Well, living through these special events made quite an impression on a young lad, and set the direction of my life for the next 45-plus years. Years later, I became an aerospace engineer, and went to work for the Air Force at Edwards Air Force Base. By the time I graduated in 1977, the Apollo program was over and NASA was drawing down – kind of like the same situation as now due to the space shuttle program coming to an end. There is only one shuttle launch left to go, after which our astronauts will get to and from the space station on Russian spacecraft. After 32 years with the Air Force, I retired and went to work for Tybrin Corp., supporting...NASA. Well, that's pretty cool!
Back to the present. If you haven't guessed by now, it turns out that one of the members of this committee of 15 Big Brains hired to assess Dryden capabilities in 2011 was indeed that same first human to step on another heavenly body – the moon – in 1969: Neil Armstrong. He is STILL in the aeronautics business!

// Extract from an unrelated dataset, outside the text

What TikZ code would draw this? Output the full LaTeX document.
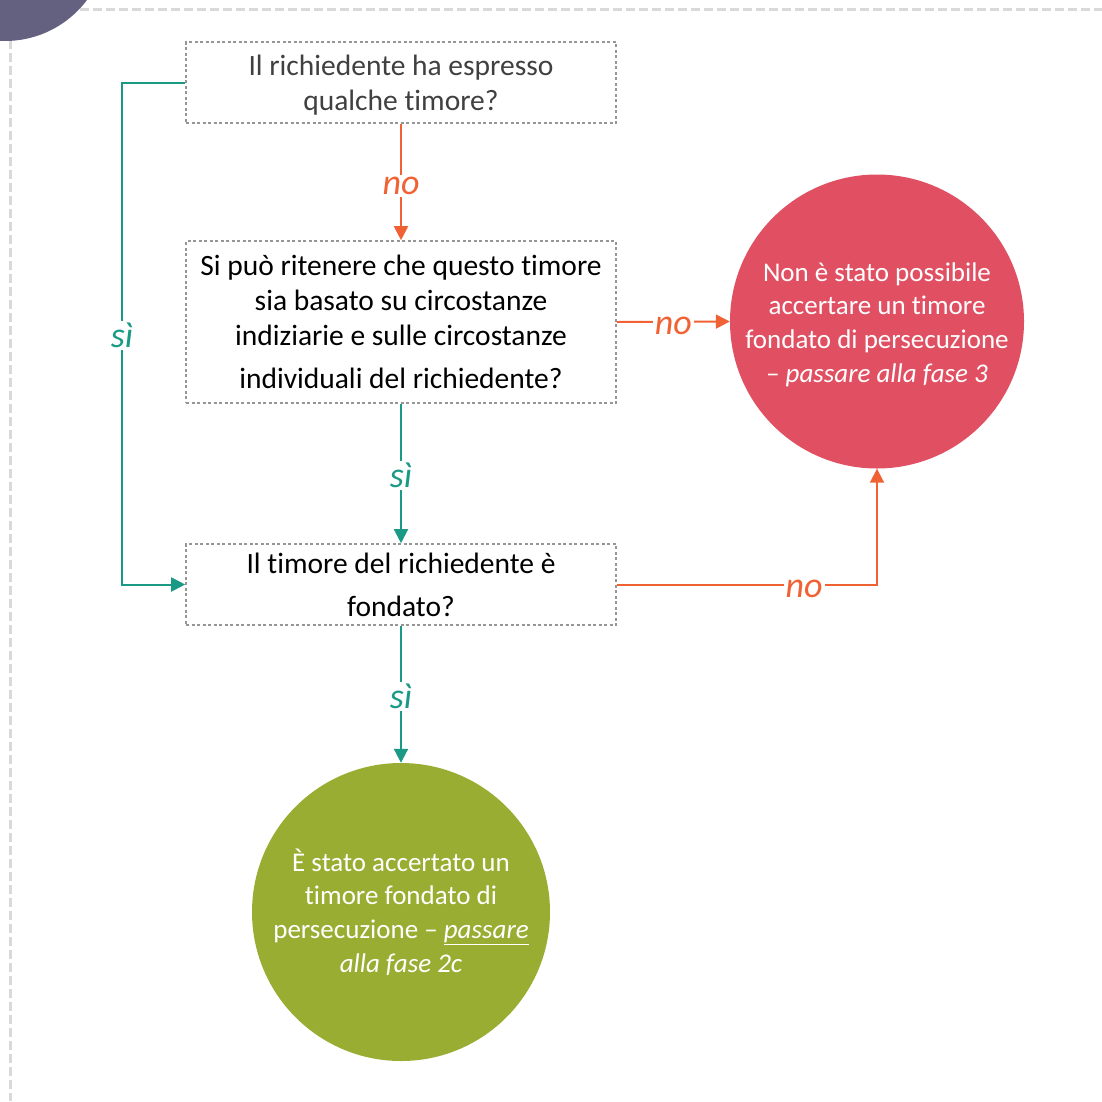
\documentclass[tikz,border=0pt]{standalone}
\usepackage{fontspec}
\setmainfont{Carlito}[Ligatures=NoCommon]
\usetikzlibrary{arrows.meta}

\definecolor{flowOrange}{RGB}{240,98,52}
\definecolor{flowTeal}{RGB}{26,154,133}
\definecolor{endRed}{RGB}{224,80,98}
\definecolor{endGreen}{RGB}{153,173,50}
\definecolor{cornerDisc}{RGB}{100,96,128}
\definecolor{pageLine}{RGB}{217,217,217}
\definecolor{boxLine}{RGB}{150,150,150}
\definecolor{boxText}{RGB}{64,64,64}

\tikzset{
  question/.style={draw=boxLine, line width=1.6pt, dash pattern=on 3pt off 2.5pt,
    minimum width=430pt, minimum height=81pt, align=center, inner sep=0pt,
    font=\fontsize{29.5}{35}\selectfont},
  boxtext/.style={align=center, inner sep=0pt, font=\fontsize{29.5}{35}\selectfont},
  outcome/.style={circle, minimum size=#1, text=white, align=center, inner sep=0pt,
    font=\fontsize{27}{33.6}\selectfont},
  outcometext/.style={text=white, align=center, inner sep=0pt,
    font=\fontsize{27}{33.6}\selectfont},
  noflow/.style={draw=flowOrange, line width=2pt, -{Triangle[length=14pt,width=14pt]}},
  yesflow/.style={draw=flowTeal, line width=2pt, -{Triangle[length=14pt,width=14pt]}},
  nolabel/.style={fill=white, text=flowOrange, inner sep=2pt, yshift=-4pt,
    font=\fontsize{36}{36}\selectfont\itshape},
  yeslabel/.style={fill=white, text=flowTeal, inner sep=2pt, yshift=-2pt,
    font=\fontsize{36}{36}\selectfont\itshape},
}

\begin{document}
\begin{tikzpicture}[x=1pt, y=-1pt]
  \useasboundingbox (0,0) rectangle (1102,1101);

  % page frame and corner disc
  \draw[pageLine, line width=3pt, dash pattern=on 9pt off 4pt] (80,9) -- (1102,9);
  \draw[pageLine, line width=3pt, dash pattern=on 9pt off 4pt] (10,40) -- (10,1101);
  \fill[cornerDisc] (5,-61.5) circle (102.5);

  % questions
  \node[question] (q1) at (401,82.5) {};
  \node[boxtext, text=boxText] (q1Text) at (401,85)
    {Il richiedente ha espresso\\qualche timore?};
  \node[question, minimum height=162pt] (q2) at (401,322)
    {Si può ritenere che questo timore\\sia basato su circostanze\\indiziarie e sulle circostanze\\[8pt]individuali del richiedente?};
  \node[question] (q3) at (401,584.5)
    {Il timore del richiedente è\\[8pt]fondato?};

  % outcomes
  \node[outcome=294pt, fill=endRed] (fail) at (877,321.5) {};
  \node[outcometext] (failText) at (877,324.5)
    {Non è stato possibile\\accertare un timore\\fondato di persecuzione\\\textit{– passare alla fase 3}};
  \node[outcome=298pt, fill=endGreen] (pass) at (401,912)
    {È stato accertato un\\timore fondato di\\persecuzione – \underline{\textit{passare}}\\\textit{alla fase 2c}};

  % bend points
  \coordinate (yesTop) at (122,82.5);
  \coordinate (yesBot) at (122,584.5);
  \coordinate (noCorner) at (877,584.5);

  % "no" branches
  \draw[noflow] (q1.south) -- node[nolabel]{no} (q2.north);
  \draw[noflow] (q2.east) -- node[nolabel]{no} (fail.west);
  \draw[noflow] (q3.east) -- node[nolabel, pos=0.72]{no} (noCorner) -- (fail.south);

  % "sì" branches
  \draw[yesflow] (q1.west) -- (yesTop) -- node[yeslabel]{sì} (yesBot) -- (q3.west);
  \draw[yesflow] (q2.south) -- node[yeslabel]{sì} (q3.north);
  \draw[yesflow] (q3.south) -- node[yeslabel]{sì} (pass.north);
\end{tikzpicture}
\end{document}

I had the honor of telling him about our little Ikhana project, and then he and some other committee members asked us a few questions. After the briefing ended, Neil Armstrong immediately stood up and came over to the three of us who had just briefed and shook our hands, thanking us for the presentation, then quietly moved on to the next set of briefings.
There aren't many people in this world that I consider a hero. He is one of the very few.
Some days, it really pays to get up in the morning!
Image: Ikhana deputy project manager Don Johnson (at right in tan shirt) is among listeners as Ikhana lead operations engineer Greg Buoni briefs members of the National Research Council Aeronautics and Space Engineering Board during a visit to NASA Dryden. Apollo 11 astronaut and first man on the moon Neil Armstrong (in white jacket) is seated at left.